┌──

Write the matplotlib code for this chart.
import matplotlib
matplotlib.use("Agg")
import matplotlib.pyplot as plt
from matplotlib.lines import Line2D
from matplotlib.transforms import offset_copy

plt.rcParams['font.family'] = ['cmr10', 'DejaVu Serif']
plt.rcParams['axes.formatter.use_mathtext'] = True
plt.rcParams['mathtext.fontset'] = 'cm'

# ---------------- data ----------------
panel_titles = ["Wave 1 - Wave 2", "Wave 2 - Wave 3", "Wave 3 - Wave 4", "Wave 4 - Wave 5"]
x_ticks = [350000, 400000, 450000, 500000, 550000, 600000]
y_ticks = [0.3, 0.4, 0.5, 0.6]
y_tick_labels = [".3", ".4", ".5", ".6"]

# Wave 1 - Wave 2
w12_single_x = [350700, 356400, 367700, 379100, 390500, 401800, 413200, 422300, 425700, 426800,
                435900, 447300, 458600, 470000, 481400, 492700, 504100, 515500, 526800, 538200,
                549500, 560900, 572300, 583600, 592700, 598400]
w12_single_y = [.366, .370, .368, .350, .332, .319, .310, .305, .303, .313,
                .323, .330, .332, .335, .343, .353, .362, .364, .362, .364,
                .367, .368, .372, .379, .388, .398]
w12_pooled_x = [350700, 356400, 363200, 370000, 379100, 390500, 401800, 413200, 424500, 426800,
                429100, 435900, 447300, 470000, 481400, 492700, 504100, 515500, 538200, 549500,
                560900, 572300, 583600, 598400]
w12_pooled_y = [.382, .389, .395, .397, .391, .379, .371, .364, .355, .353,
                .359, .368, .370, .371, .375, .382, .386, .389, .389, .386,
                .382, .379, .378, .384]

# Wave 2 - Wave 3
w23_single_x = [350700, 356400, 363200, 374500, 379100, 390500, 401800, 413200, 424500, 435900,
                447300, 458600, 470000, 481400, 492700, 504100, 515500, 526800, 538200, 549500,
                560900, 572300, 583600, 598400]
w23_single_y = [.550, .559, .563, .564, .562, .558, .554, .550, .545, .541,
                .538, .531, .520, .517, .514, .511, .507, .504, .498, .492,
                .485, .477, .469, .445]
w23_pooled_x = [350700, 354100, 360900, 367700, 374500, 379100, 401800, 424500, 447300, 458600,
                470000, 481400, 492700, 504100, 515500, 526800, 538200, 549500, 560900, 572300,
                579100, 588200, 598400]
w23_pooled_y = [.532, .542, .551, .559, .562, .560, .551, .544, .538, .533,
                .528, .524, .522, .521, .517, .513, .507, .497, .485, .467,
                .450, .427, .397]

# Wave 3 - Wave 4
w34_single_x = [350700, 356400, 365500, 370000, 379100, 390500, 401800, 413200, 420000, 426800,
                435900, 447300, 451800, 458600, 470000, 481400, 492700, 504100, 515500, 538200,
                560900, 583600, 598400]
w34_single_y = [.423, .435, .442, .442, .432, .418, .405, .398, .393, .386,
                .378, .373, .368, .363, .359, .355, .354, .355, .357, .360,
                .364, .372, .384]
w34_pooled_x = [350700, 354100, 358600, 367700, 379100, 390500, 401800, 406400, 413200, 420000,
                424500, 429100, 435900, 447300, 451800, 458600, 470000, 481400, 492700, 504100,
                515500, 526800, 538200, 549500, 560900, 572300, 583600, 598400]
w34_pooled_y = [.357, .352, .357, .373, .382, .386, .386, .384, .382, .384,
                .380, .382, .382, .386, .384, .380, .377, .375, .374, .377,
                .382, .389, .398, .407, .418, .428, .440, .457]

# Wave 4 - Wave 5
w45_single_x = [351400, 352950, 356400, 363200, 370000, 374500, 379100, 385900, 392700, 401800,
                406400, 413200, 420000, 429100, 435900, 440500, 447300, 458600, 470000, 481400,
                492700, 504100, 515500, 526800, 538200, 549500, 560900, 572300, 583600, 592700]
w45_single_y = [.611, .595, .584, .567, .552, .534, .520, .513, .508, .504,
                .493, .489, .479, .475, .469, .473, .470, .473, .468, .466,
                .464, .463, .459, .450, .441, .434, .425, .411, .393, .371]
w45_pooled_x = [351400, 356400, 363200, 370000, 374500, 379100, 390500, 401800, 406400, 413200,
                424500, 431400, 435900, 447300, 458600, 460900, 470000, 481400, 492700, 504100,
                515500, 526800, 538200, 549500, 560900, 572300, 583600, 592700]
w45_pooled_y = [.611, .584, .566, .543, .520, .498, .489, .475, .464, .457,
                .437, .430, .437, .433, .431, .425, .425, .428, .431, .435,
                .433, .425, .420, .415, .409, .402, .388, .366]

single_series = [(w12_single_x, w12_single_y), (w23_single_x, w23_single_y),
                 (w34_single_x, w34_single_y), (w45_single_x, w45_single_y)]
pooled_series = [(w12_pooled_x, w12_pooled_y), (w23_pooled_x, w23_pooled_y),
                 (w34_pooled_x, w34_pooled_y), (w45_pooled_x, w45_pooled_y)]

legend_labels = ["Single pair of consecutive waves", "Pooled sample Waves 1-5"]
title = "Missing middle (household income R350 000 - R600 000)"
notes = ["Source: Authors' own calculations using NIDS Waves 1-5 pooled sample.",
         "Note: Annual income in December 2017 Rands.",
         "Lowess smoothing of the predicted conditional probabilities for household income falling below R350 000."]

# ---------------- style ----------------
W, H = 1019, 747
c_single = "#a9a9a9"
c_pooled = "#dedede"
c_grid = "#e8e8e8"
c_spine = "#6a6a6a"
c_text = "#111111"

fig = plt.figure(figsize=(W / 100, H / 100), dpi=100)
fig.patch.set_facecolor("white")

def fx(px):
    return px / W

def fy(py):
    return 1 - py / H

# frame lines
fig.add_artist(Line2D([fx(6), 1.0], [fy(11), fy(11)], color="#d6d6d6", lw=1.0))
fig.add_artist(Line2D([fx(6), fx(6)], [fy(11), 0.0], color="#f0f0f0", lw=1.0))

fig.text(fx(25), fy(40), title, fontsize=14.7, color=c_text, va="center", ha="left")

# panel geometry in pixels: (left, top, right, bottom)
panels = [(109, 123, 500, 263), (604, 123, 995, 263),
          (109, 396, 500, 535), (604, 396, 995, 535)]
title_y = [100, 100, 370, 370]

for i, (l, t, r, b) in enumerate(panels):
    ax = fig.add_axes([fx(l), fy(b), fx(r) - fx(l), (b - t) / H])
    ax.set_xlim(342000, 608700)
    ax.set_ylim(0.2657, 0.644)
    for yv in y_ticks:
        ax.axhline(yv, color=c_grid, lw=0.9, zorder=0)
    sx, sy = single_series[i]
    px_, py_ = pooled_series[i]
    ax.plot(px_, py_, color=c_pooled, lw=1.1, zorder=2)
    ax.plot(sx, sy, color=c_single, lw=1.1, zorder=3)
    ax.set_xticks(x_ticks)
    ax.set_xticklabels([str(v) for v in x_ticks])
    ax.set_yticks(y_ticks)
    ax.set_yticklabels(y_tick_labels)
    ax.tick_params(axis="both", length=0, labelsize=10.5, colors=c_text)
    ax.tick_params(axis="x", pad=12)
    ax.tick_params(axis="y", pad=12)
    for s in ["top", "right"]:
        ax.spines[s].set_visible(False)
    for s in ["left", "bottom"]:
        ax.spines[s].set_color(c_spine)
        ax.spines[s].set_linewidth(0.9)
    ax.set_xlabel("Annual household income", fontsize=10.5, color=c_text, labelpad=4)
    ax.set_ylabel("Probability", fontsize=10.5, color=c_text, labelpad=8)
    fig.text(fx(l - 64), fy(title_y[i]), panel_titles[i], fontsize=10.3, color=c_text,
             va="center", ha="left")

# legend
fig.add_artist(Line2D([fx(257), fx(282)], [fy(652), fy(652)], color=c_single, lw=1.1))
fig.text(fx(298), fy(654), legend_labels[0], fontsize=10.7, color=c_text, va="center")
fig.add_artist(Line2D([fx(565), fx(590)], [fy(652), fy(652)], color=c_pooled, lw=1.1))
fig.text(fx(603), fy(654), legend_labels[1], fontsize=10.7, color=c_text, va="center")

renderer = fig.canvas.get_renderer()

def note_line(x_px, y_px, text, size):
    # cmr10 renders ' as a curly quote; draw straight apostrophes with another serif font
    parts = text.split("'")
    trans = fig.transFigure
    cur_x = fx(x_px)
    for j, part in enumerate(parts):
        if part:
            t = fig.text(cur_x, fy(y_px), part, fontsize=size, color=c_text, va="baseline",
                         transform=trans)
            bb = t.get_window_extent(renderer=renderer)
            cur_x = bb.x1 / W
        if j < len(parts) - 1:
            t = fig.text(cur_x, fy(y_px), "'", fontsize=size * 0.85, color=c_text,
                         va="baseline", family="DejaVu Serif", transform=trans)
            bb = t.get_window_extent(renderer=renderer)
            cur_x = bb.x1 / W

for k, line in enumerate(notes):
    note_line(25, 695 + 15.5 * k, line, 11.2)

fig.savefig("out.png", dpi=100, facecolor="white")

└──
┌──

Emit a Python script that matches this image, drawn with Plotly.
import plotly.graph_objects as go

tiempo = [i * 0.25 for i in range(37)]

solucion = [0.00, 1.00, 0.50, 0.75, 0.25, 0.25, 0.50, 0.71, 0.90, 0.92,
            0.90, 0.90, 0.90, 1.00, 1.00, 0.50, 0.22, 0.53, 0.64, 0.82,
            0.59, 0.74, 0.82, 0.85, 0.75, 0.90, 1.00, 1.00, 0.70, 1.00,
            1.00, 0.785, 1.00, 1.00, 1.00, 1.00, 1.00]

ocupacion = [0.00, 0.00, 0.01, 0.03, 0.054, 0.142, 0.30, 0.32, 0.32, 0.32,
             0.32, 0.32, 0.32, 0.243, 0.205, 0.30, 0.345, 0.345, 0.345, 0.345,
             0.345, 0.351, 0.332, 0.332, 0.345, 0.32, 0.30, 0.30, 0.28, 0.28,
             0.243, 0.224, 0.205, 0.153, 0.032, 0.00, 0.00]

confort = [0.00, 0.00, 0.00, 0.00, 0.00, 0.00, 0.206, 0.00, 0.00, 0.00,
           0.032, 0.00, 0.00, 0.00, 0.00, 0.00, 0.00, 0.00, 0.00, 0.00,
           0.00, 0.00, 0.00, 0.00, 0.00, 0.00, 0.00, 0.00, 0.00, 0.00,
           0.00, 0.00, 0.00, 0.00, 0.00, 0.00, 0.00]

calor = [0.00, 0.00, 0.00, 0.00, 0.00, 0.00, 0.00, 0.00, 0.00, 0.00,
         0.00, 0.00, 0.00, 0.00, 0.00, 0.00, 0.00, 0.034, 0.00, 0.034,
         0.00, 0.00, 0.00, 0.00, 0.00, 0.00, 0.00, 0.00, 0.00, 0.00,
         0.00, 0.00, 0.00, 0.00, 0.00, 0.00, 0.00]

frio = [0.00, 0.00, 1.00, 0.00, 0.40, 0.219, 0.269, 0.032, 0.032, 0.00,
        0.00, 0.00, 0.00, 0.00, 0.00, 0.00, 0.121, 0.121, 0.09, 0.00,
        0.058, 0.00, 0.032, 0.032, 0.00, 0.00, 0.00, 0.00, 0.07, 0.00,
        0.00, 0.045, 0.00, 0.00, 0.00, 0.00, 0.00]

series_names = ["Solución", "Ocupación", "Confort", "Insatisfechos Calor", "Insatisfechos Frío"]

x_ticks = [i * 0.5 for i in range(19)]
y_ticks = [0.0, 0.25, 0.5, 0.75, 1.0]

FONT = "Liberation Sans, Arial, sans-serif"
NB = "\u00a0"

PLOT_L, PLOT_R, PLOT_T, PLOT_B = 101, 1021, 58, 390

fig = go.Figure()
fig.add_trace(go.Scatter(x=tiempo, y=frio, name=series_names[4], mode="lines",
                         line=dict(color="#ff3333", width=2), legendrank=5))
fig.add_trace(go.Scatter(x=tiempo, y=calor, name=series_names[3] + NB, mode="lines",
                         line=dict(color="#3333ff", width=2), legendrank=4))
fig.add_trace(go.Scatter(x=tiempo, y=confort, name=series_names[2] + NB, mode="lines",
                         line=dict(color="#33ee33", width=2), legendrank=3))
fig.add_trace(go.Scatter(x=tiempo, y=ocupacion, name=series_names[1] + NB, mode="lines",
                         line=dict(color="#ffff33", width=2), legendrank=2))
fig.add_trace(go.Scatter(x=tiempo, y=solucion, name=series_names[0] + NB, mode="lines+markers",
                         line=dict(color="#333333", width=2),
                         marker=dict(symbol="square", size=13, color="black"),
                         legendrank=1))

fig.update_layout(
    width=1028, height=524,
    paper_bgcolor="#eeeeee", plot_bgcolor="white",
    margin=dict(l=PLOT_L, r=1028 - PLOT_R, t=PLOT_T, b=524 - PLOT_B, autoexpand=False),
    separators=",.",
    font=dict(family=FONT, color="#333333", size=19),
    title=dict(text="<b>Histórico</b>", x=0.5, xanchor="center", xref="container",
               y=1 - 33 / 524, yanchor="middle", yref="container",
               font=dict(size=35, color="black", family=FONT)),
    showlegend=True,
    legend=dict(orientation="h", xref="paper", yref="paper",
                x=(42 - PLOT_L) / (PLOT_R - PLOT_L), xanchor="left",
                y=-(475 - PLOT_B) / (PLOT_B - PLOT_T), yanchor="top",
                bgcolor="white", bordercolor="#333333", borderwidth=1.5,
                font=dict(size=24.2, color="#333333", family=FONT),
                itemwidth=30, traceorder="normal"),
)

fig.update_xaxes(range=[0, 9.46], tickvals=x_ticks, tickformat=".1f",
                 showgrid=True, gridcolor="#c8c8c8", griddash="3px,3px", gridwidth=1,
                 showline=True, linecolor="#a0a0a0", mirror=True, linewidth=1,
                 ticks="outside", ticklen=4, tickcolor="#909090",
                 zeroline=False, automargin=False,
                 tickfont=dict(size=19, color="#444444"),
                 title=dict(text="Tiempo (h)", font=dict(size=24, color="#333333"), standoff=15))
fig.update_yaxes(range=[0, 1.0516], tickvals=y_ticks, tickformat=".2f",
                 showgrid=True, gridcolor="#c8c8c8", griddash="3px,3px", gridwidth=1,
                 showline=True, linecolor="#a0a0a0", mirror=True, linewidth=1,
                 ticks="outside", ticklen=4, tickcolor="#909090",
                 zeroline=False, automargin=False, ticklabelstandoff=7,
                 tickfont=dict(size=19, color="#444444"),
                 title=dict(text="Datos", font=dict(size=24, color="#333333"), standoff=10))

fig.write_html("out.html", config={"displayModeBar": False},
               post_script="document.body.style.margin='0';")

└──

--- Goal ---
From the data, pick out every line that includes "this".

--- Task response ---
Write the matplotlib code for this chart.
Emit a Python script that matches this image, drawn with Plotly.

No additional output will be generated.